Stablecoins Remain Little Used for Payments

Payments Dive
Payments DiveApr 14, 2026

Why It Matters

Stablecoins remain underutilized for everyday payments, limiting their potential to streamline cross‑border and B2B transactions. Regulatory clarity and corporate adoption could unlock a sizable new layer of digital finance.

Key Takeaways

  • Stablecoins $300.5B market, 48.8% used for trading
  • Only 0.7% of stablecoins serve payments
  • 21.2% of stablecoins sit idle
  • PayPal launched stablecoin in 68 countries
  • GENIUS Act could expand stablecoin payment use

Pulse Analysis

The stablecoin ecosystem, now valued at roughly $300 billion, is dominated by a trading function. Federal Reserve data shows that almost half of all tokens act as liquidity or collateral for crypto exchanges, while a modest 29% support fund transfers for corporate treasuries. Yet a striking 21% of the supply is effectively dormant, underscoring a mismatch between market capitalization and real‑world utility. This concentration in speculative and liquidity roles limits the technology’s impact on traditional finance.

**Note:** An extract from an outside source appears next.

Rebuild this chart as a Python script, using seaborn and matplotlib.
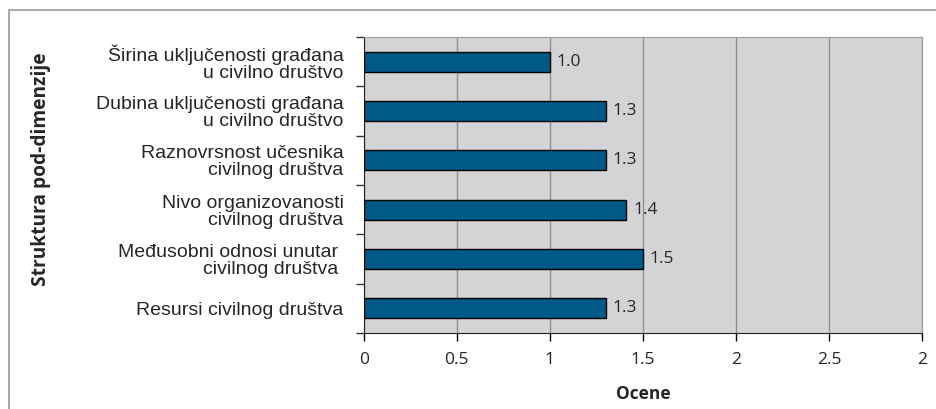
import pandas as pd
import seaborn as sns
import matplotlib.pyplot as plt
from matplotlib.patches import Rectangle

categories = [
    'Širina uključenosti građana\nu civilno društvo',
    'Dubina uključenosti građana\nu civilno društvo',
    'Raznovrsnost učesnika\ncivilnog društva',
    'Nivo organizovanosti\ncivilnog društva',
    'Međusobni odnosi unutar \ncivilnog društva ',
    'Resursi civilnog društva',
]
scores = [1.0, 1.3, 1.3, 1.41, 1.5, 1.3]
x_ticks = [0, 0.5, 1, 1.5, 2, 2.5, 3]
x_tick_labels = ['0', '0.5', '1', '1.5', '2', '2.5', '2']


def plot(output: str):
	sns.set_style('white')
	plt.rcParams['font.family'] = ['Open Sans', 'DejaVu Sans']
	data = pd.DataFrame({'category': categories, 'score': scores})

	fig = plt.figure(figsize=(9.37, 4.09), dpi=100)
	ax = fig.add_axes([363.7 / 937, 1 - 333 / 409, 558.3 / 937, 296 / 409])
	sns.barplot(data=data, y='category', x='score', orient='h', ax=ax,
		color='#005a87', saturation=1, edgecolor='black', linewidth=1, width=0.4, zorder=3)
	ax.set_facecolor('#d4d4d6')
	ax.set_xlim(0, 3)
	ax.set_ylim(5.5, -0.5)
	ax.set_xticks(x_ticks)
	ax.set_xticklabels(x_tick_labels, fontsize=12.5)
	ax.grid(axis='x', color='#8f8f8f', linewidth=1, zorder=0)
	ax.set_axisbelow(True)
	ax.tick_params(axis='x', bottom=True, length=6, width=1, color='black', pad=8)
	ax.tick_params(axis='y', which='major', left=False, labelsize=14, pad=11)
	ax.set_yticks([i + 0.5 for i in range(-1, 6)], minor=True)
	ax.tick_params(axis='y', which='minor', left=True, length=6, width=1, color='#333333')
	for lbl in ax.get_yticklabels():
		lbl.set_family(['Liberation Sans', 'DejaVu Sans'])
		lbl.set_multialignment('right')
		lbl.set_linespacing(1.0)
	for side in ['left', 'bottom']:
		ax.spines[side].set_color('#222222')
	for side in ['top', 'right']:
		ax.spines[side].set_color('#9a9a9a')
	ax.bar_label(ax.containers[0], labels=[f'{v:.1f}' for v in scores], padding=5, fontsize=12.5)
	ax.set_xlabel('Ocene', fontsize=12.5, fontweight='bold', labelpad=12)
	ax.set_ylabel('Struktura pod-dimenzije', fontsize=13.8, fontweight='bold')
	ax.yaxis.set_label_coords(-312.7 / 558.3, 0.555)
	fig.patches.append(Rectangle((9 / 937, -0.05), 1.0, 1 - 10 / 409 + 0.05,
		transform=fig.transFigure, fill=False, edgecolor='#9a9a9a', linewidth=1.2))
	fig.savefig(output, dpi=100)


if __name__ == '__main__':
	plot('out.png')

Regulatory developments are beginning to shift that balance. The GENIUS Act, signed into law in 2025, establishes a clear legal framework for stablecoin issuers and users, addressing compliance, consumer protection, and anti‑money‑laundering concerns. The Kansas City Fed’s analysis suggests that this clarity could gradually lift the 0.7% payment share, as firms gain confidence to integrate stablecoins into payroll, remittances and B2B settlements. However, awareness remains low—only about 12% of U.S. consumers recognize stablecoins—so education and transparent standards will be critical for broader adoption.

Corporate players are already testing the waters. PayPal’s rollout of its own stablecoin across 68 countries, alongside participation from Mastercard and Fiserv, helped push total stablecoin transaction volume to $1.78 trillion in February, more than double the figure a year earlier. These pilots demonstrate that, when paired with established payment networks, stablecoins can deliver faster, cheaper cross‑border flows. As the market is projected to grow to $434 billion by 2028, the convergence of regulatory certainty and strategic partnerships is likely to expand the payment use case, turning stablecoins from a niche trading tool into a mainstream financial instrument.